Given exercise:
Scan the records below. List lines holding "matplotlib".

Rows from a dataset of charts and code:
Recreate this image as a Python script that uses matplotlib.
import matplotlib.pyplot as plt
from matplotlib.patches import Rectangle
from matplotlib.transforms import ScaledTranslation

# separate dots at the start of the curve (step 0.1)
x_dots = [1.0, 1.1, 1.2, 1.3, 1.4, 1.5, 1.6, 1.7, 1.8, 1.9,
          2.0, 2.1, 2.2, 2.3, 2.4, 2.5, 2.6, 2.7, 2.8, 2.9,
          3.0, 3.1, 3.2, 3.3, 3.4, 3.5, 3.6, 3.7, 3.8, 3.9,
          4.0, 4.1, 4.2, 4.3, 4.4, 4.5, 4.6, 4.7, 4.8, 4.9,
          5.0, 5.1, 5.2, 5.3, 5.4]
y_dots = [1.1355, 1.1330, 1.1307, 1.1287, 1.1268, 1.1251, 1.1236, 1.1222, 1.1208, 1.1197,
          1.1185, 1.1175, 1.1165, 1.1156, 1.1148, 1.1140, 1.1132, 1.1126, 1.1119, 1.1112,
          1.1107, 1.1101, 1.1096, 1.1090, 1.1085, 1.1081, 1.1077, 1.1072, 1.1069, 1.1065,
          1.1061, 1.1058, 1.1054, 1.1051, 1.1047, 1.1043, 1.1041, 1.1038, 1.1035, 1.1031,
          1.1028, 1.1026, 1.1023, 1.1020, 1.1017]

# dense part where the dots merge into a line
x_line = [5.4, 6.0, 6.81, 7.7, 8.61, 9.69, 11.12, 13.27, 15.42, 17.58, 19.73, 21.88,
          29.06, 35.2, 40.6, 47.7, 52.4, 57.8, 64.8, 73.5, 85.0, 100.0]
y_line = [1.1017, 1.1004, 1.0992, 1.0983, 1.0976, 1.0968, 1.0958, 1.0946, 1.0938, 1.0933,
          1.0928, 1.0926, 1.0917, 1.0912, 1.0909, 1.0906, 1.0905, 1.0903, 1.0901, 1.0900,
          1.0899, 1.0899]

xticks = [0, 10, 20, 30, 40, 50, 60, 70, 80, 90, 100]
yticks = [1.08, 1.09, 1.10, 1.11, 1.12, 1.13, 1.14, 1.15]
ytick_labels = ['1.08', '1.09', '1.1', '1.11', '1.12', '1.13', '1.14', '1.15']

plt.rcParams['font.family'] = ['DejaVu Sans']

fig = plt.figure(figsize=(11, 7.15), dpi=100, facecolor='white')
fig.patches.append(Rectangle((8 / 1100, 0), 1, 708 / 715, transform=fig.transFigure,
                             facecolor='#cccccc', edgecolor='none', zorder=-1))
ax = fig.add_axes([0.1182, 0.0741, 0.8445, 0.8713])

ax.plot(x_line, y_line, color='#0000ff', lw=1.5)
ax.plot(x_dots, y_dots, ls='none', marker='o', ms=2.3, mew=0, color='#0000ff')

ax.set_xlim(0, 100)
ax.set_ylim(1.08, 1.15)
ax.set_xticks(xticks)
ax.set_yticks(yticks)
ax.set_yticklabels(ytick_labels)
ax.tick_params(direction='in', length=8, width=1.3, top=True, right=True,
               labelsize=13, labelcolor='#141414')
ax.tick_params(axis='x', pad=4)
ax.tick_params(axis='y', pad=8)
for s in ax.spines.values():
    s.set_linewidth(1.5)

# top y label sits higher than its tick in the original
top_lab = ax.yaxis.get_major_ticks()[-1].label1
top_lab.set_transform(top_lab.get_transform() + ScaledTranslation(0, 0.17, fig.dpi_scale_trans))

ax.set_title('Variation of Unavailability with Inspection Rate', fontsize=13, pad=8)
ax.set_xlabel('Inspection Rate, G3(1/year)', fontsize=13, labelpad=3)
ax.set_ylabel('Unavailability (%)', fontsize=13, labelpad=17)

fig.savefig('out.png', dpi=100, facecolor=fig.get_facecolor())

...

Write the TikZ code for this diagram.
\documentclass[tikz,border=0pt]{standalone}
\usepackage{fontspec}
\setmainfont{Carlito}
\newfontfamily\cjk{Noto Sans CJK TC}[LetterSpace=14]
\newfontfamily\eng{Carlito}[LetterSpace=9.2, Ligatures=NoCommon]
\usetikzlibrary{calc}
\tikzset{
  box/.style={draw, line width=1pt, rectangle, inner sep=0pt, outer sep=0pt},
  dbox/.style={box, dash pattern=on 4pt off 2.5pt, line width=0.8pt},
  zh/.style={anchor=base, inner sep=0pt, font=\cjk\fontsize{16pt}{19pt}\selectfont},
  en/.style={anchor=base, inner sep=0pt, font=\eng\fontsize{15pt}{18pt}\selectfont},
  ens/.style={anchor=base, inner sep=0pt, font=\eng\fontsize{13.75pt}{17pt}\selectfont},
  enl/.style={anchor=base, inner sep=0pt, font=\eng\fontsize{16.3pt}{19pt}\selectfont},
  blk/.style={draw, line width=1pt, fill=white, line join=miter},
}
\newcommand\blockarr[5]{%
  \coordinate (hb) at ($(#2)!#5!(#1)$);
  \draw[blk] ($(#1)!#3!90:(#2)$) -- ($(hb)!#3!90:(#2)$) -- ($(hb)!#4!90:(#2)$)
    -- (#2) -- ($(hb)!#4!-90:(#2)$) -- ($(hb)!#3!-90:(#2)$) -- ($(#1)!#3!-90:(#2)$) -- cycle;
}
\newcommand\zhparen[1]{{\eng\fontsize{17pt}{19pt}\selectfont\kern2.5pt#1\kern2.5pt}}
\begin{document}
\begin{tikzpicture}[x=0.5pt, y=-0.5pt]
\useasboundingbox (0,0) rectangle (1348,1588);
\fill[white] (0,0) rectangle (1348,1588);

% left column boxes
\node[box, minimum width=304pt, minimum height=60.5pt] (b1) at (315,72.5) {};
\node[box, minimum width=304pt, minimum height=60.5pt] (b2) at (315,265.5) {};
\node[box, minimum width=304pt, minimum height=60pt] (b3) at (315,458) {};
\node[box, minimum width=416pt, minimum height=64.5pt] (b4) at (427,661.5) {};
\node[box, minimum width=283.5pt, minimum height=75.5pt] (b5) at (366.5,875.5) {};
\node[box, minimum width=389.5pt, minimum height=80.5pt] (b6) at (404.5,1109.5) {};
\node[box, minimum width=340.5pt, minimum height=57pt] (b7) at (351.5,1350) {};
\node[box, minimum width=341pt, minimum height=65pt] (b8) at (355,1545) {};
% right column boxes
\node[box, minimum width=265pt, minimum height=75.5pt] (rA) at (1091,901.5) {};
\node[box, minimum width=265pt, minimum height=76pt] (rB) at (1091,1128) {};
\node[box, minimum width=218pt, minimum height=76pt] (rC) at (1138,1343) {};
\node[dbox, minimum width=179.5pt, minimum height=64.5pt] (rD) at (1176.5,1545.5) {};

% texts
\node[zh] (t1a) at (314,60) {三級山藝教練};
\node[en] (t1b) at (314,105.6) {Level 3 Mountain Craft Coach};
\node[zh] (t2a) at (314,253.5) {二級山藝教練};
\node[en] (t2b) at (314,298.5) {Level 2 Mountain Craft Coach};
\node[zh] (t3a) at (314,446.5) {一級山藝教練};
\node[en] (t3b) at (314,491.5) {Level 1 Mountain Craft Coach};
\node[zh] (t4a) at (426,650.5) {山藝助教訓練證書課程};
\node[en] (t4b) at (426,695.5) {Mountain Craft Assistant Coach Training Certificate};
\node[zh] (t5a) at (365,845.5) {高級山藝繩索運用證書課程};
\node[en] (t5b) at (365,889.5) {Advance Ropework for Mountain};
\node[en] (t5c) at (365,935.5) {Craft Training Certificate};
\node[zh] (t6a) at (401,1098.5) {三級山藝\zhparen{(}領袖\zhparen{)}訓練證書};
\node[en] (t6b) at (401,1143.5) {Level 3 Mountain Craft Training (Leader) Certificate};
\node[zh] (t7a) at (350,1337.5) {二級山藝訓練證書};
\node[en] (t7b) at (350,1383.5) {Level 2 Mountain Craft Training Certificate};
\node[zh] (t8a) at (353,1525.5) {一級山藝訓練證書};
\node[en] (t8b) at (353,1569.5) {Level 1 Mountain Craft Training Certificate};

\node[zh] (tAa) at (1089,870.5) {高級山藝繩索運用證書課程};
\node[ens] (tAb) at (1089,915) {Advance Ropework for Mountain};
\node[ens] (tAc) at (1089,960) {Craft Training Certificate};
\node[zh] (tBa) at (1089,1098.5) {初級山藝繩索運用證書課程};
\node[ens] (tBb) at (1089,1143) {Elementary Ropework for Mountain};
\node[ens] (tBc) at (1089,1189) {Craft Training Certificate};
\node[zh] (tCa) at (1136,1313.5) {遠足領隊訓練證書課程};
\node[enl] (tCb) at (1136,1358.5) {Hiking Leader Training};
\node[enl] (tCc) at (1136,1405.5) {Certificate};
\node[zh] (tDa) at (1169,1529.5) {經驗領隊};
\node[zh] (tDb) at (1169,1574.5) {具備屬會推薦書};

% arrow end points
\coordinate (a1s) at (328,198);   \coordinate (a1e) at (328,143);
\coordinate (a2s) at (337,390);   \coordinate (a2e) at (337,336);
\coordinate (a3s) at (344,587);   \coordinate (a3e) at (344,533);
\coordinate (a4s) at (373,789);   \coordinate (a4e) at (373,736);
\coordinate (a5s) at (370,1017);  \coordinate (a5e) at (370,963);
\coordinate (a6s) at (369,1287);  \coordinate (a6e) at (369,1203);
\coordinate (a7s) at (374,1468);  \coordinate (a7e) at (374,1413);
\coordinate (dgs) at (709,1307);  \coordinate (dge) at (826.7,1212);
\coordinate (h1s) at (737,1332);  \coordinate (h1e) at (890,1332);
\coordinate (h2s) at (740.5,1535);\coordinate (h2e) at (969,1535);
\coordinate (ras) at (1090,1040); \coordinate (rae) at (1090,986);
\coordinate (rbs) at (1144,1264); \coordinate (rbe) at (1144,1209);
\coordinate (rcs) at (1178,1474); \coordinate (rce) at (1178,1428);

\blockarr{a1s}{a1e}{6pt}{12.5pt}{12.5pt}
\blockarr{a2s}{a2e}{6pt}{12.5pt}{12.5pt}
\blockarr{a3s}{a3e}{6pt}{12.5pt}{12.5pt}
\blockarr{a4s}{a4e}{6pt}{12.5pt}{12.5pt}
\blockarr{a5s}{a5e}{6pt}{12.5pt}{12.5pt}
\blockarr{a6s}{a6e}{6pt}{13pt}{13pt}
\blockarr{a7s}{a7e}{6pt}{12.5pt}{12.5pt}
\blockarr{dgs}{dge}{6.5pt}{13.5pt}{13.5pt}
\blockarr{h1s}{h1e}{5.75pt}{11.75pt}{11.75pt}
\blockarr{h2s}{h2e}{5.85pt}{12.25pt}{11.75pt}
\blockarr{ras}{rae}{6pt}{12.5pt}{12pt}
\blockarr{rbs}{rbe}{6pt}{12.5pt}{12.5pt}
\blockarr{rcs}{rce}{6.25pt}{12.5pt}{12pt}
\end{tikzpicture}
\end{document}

Final answer:
Recreate this image as a Python script that uses matplotlib.
import matplotlib.pyplot as plt
from matplotlib.patches import Rectangle
from matplotlib.transforms import ScaledTranslation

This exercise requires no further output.